■ WHAT IS REQUIRED ■
Reproduce the listing below exactly, minus its pictures.

■ COLLECTED MATERIAL ■
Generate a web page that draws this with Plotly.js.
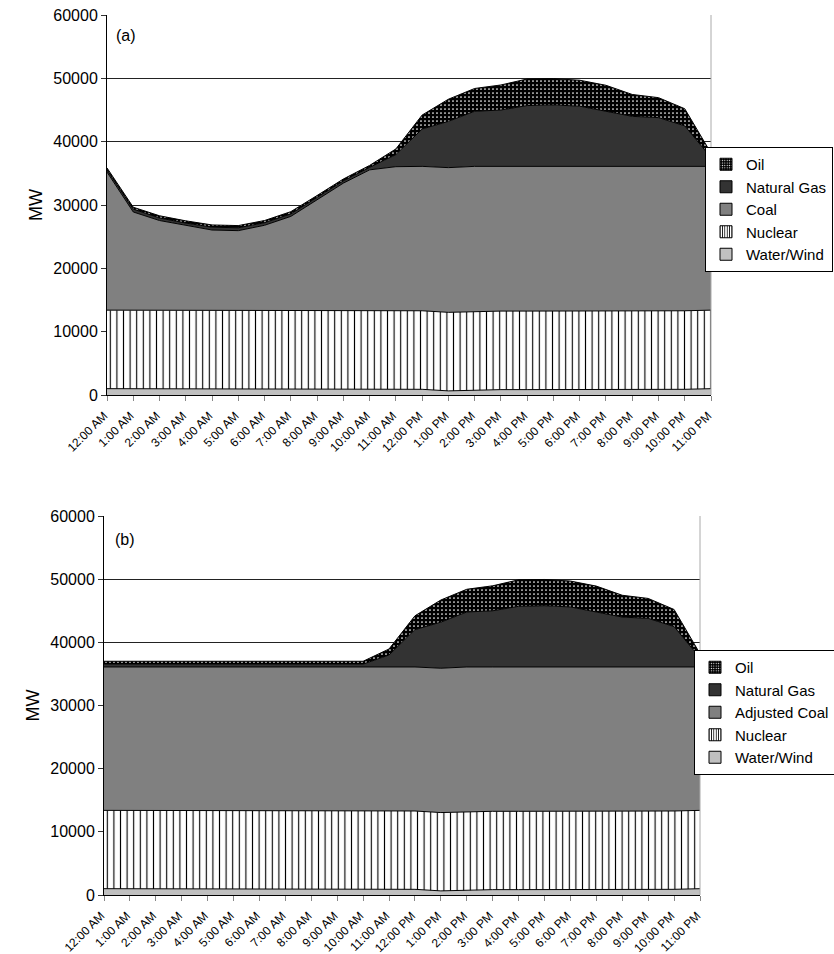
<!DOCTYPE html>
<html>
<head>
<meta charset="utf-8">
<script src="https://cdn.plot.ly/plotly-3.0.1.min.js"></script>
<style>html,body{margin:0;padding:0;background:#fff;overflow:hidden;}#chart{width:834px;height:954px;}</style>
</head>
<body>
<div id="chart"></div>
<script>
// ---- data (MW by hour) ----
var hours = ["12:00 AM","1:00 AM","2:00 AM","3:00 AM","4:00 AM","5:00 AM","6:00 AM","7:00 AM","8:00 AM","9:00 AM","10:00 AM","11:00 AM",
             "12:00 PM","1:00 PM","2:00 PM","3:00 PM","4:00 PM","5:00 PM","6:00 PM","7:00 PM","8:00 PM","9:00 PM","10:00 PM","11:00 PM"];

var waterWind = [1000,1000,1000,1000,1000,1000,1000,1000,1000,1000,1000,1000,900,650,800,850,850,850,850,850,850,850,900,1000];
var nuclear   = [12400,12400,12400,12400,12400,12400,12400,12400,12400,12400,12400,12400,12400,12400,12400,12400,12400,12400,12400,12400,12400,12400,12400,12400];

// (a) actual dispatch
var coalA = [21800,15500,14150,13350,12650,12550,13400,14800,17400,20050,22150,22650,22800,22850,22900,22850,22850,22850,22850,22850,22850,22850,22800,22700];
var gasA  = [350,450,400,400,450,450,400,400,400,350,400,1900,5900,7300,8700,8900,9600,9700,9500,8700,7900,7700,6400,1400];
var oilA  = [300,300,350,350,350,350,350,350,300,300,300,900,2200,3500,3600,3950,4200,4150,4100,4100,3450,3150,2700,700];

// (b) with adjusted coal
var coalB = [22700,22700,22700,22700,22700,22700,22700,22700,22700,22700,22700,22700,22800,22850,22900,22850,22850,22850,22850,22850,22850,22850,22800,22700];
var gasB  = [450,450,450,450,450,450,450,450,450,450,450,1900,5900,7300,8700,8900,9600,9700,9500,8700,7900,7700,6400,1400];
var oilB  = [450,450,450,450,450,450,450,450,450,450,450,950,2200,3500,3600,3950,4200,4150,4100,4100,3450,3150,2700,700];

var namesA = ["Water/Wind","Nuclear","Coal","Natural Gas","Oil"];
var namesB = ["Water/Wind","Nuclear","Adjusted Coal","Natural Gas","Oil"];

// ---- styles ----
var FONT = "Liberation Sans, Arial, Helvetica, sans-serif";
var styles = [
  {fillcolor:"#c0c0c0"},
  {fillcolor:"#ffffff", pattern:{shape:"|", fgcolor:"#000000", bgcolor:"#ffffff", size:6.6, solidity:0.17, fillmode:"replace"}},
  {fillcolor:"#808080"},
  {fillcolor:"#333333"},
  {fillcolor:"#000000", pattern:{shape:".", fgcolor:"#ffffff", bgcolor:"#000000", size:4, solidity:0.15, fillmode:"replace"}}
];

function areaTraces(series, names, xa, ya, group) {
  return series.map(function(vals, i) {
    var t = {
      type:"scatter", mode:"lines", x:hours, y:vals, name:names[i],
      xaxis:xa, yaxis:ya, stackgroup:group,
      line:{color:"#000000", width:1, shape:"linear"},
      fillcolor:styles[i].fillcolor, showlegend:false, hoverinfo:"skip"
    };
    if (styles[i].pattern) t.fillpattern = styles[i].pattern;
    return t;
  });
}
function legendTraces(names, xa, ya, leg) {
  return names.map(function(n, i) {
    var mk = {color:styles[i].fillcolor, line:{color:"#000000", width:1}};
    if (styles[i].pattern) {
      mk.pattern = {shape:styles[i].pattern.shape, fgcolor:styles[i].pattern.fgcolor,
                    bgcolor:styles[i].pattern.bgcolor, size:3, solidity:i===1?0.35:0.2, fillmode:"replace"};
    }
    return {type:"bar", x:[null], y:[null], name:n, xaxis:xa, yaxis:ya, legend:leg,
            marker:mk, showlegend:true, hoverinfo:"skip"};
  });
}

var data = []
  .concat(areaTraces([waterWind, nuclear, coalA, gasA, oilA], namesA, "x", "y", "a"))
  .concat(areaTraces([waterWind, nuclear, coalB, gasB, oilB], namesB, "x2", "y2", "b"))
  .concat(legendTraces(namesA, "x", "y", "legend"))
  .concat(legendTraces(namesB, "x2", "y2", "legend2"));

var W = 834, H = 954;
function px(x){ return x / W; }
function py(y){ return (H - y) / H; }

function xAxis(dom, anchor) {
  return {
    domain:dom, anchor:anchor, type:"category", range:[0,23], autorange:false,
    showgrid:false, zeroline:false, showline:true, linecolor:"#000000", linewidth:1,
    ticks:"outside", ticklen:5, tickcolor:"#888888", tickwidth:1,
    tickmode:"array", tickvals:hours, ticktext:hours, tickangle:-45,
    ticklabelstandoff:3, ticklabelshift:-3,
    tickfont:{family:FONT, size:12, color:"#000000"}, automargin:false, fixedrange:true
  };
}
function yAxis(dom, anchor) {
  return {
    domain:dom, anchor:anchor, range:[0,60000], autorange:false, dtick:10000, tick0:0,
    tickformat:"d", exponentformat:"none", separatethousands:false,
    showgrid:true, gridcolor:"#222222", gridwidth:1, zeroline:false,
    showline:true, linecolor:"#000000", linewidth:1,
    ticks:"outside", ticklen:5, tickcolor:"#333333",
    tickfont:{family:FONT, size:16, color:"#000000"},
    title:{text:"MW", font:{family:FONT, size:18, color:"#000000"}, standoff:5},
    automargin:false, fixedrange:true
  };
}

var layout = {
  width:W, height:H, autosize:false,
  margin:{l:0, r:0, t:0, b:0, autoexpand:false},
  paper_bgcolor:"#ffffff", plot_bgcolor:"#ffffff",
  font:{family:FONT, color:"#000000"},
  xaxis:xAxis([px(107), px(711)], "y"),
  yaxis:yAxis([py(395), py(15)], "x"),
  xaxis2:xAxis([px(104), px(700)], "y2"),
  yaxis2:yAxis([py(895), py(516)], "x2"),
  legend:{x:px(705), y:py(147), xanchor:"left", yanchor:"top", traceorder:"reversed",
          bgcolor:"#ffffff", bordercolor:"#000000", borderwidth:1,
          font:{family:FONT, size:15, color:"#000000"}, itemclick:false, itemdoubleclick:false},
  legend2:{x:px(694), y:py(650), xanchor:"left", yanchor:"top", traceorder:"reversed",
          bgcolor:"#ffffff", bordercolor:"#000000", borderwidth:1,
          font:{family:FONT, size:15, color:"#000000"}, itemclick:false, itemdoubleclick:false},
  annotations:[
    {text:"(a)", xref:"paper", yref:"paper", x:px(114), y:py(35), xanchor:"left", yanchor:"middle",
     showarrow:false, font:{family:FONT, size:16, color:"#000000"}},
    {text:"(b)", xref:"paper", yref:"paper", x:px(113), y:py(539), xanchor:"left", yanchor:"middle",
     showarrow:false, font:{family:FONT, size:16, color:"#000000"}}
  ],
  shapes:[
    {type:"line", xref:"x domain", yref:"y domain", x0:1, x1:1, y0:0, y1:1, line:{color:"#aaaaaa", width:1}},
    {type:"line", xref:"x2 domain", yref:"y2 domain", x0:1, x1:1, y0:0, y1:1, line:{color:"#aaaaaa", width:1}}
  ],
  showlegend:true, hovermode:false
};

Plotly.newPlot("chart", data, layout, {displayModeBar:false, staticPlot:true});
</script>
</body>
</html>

■ EXERCISE SOLUTION ■
Generate a web page that draws this with Plotly.js.
<!DOCTYPE html>
<html>
<head>
<meta charset="utf-8">
<script src="https://cdn.plot.ly/plotly-3.0.1.min.js"></script>
<style>html,body{margin:0;padding:0;background:#fff;overflow:hidden;}#chart{width:834px;height:954px;}</style>
</head>
<body>
<div id="chart"></div>
<script>
// ---- data (MW by hour) ----
var hours = ["12:00 AM","1:00 AM","2:00 AM","3:00 AM","4:00 AM","5:00 AM","6:00 AM","7:00 AM","8:00 AM","9:00 AM","10:00 AM","11:00 AM",
             "12:00 PM","1:00 PM","2:00 PM","3:00 PM","4:00 PM","5:00 PM","6:00 PM","7:00 PM","8:00 PM","9:00 PM","10:00 PM","11:00 PM"];

var waterWind = [1000,1000,1000,1000,1000,1000,1000,1000,1000,1000,1000,1000,900,650,800,850,850,850,850,850,850,850,900,1000];
var nuclear   = [12400,12400,12400,12400,12400,12400,12400,12400,12400,12400,12400,12400,12400,12400,12400,12400,12400,12400,12400,12400,12400,12400,12400,12400];

// (a) actual dispatch
var coalA = [21800,15500,14150,13350,12650,12550,13400,14800,17400,20050,22150,22650,22800,22850,22900,22850,22850,22850,22850,22850,22850,22850,22800,22700];
var gasA  = [350,450,400,400,450,450,400,400,400,350,400,1900,5900,7300,8700,8900,9600,9700,9500,8700,7900,7700,6400,1400];
var oilA  = [300,300,350,350,350,350,350,350,300,300,300,900,2200,3500,3600,3950,4200,4150,4100,4100,3450,3150,2700,700];

// (b) with adjusted coal
var coalB = [22700,22700,22700,22700,22700,22700,22700,22700,22700,22700,22700,22700,22800,22850,22900,22850,22850,22850,22850,22850,22850,22850,22800,22700];
var gasB  = [450,450,450,450,450,450,450,450,450,450,450,1900,5900,7300,8700,8900,9600,9700,9500,8700,7900,7700,6400,1400];
var oilB  = [450,450,450,450,450,450,450,450,450,450,450,950,2200,3500,3600,3950,4200,4150,4100,4100,3450,3150,2700,700];

var namesA = ["Water/Wind","Nuclear","Coal","Natural Gas","Oil"];
var namesB = ["Water/Wind","Nuclear","Adjusted Coal","Natural Gas","Oil"];

// ---- styles ----
var FONT = "Liberation Sans, Arial, Helvetica, sans-serif";
var styles = [
  {fillcolor:"#c0c0c0"},
  {fillcolor:"#ffffff", pattern:{shape:"|", fgcolor:"#000000", bgcolor:"#ffffff", size:6.6, solidity:0.17, fillmode:"replace"}},
  {fillcolor:"#808080"},
  {fillcolor:"#333333"},
  {fillcolor:"#000000", pattern:{shape:".", fgcolor:"#ffffff", bgcolor:"#000000", size:4, solidity:0.15, fillmode:"replace"}}
];

function areaTraces(series, names, xa, ya, group) {
  return series.map(function(vals, i) {
    var t = {
      type:"scatter", mode:"lines", x:hours, y:vals, name:names[i],
      xaxis:xa, yaxis:ya, stackgroup:group,
      line:{color:"#000000", width:1, shape:"linear"},
      fillcolor:styles[i].fillcolor, showlegend:false, hoverinfo:"skip"
    };
    if (styles[i].pattern) t.fillpattern = styles[i].pattern;
    return t;
  });
}
function legendTraces(names, xa, ya, leg) {
  return names.map(function(n, i) {
    var mk = {color:styles[i].fillcolor, line:{color:"#000000", width:1}};
    if (styles[i].pattern) {
      mk.pattern = {shape:styles[i].pattern.shape, fgcolor:styles[i].pattern.fgcolor,
                    bgcolor:styles[i].pattern.bgcolor, size:3, solidity:i===1?0.35:0.2, fillmode:"replace"};
    }
    return {type:"bar", x:[null], y:[null], name:n, xaxis:xa, yaxis:ya, legend:leg,
            marker:mk, showlegend:true, hoverinfo:"skip"};
  });
}

var data = []
  .concat(areaTraces([waterWind, nuclear, coalA, gasA, oilA], namesA, "x", "y", "a"))
  .concat(areaTraces([waterWind, nuclear, coalB, gasB, oilB], namesB, "x2", "y2", "b"))
  .concat(legendTraces(namesA, "x", "y", "legend"))
  .concat(legendTraces(namesB, "x2", "y2", "legend2"));

var W = 834, H = 954;
function px(x){ return x / W; }
function py(y){ return (H - y) / H; }

function xAxis(dom, anchor) {
  return {
    domain:dom, anchor:anchor, type:"category", range:[0,23], autorange:false,
    showgrid:false, zeroline:false, showline:true, linecolor:"#000000", linewidth:1,
    ticks:"outside", ticklen:5, tickcolor:"#888888", tickwidth:1,
    tickmode:"array", tickvals:hours, ticktext:hours, tickangle:-45,
    ticklabelstandoff:3, ticklabelshift:-3,
    tickfont:{family:FONT, size:12, color:"#000000"}, automargin:false, fixedrange:true
  };
}
function yAxis(dom, anchor) {
  return {
    domain:dom, anchor:anchor, range:[0,60000], autorange:false, dtick:10000, tick0:0,
    tickformat:"d", exponentformat:"none", separatethousands:false,
    showgrid:true, gridcolor:"#222222", gridwidth:1, zeroline:false,
    showline:true, linecolor:"#000000", linewidth:1,
    ticks:"outside", ticklen:5, tickcolor:"#333333",
    tickfont:{family:FONT, size:16, color:"#000000"},
    title:{text:"MW", font:{family:FONT, size:18, color:"#000000"}, standoff:5},
    automargin:false, fixedrange:true
  };
}

var layout = {
  width:W, height:H, autosize:false,
  margin:{l:0, r:0, t:0, b:0, autoexpand:false},
  paper_bgcolor:"#ffffff", plot_bgcolor:"#ffffff",
  font:{family:FONT, color:"#000000"},
  xaxis:xAxis([px(107), px(711)], "y"),
  yaxis:yAxis([py(395), py(15)], "x"),
  xaxis2:xAxis([px(104), px(700)], "y2"),
  yaxis2:yAxis([py(895), py(516)], "x2"),
  legend:{x:px(705), y:py(147), xanchor:"left", yanchor:"top", traceorder:"reversed",
          bgcolor:"#ffffff", bordercolor:"#000000", borderwidth:1,
          font:{family:FONT, size:15, color:"#000000"}, itemclick:false, itemdoubleclick:false},
  legend2:{x:px(694), y:py(650), xanchor:"left", yanchor:"top", traceorder:"reversed",
          bgcolor:"#ffffff", bordercolor:"#000000", borderwidth:1,
          font:{family:FONT, size:15, color:"#000000"}, itemclick:false, itemdoubleclick:false},
  annotations:[
    {text:"(a)", xref:"paper", yref:"paper", x:px(114), y:py(35), xanchor:"left", yanchor:"middle",
     showarrow:false, font:{family:FONT, size:16, color:"#000000"}},
    {text:"(b)", xref:"paper", yref:"paper", x:px(113), y:py(539), xanchor:"left", yanchor:"middle",
     showarrow:false, font:{family:FONT, size:16, color:"#000000"}}
  ],
  shapes:[
    {type:"line", xref:"x domain", yref:"y domain", x0:1, x1:1, y0:0, y1:1, line:{color:"#aaaaaa", width:1}},
    {type:"line", xref:"x2 domain", yref:"y2 domain", x0:1, x1:1, y0:0, y1:1, line:{color:"#aaaaaa", width:1}}
  ],
  showlegend:true, hovermode:false
};

Plotly.newPlot("chart", data, layout, {displayModeBar:false, staticPlot:true});
</script>
</body>
</html>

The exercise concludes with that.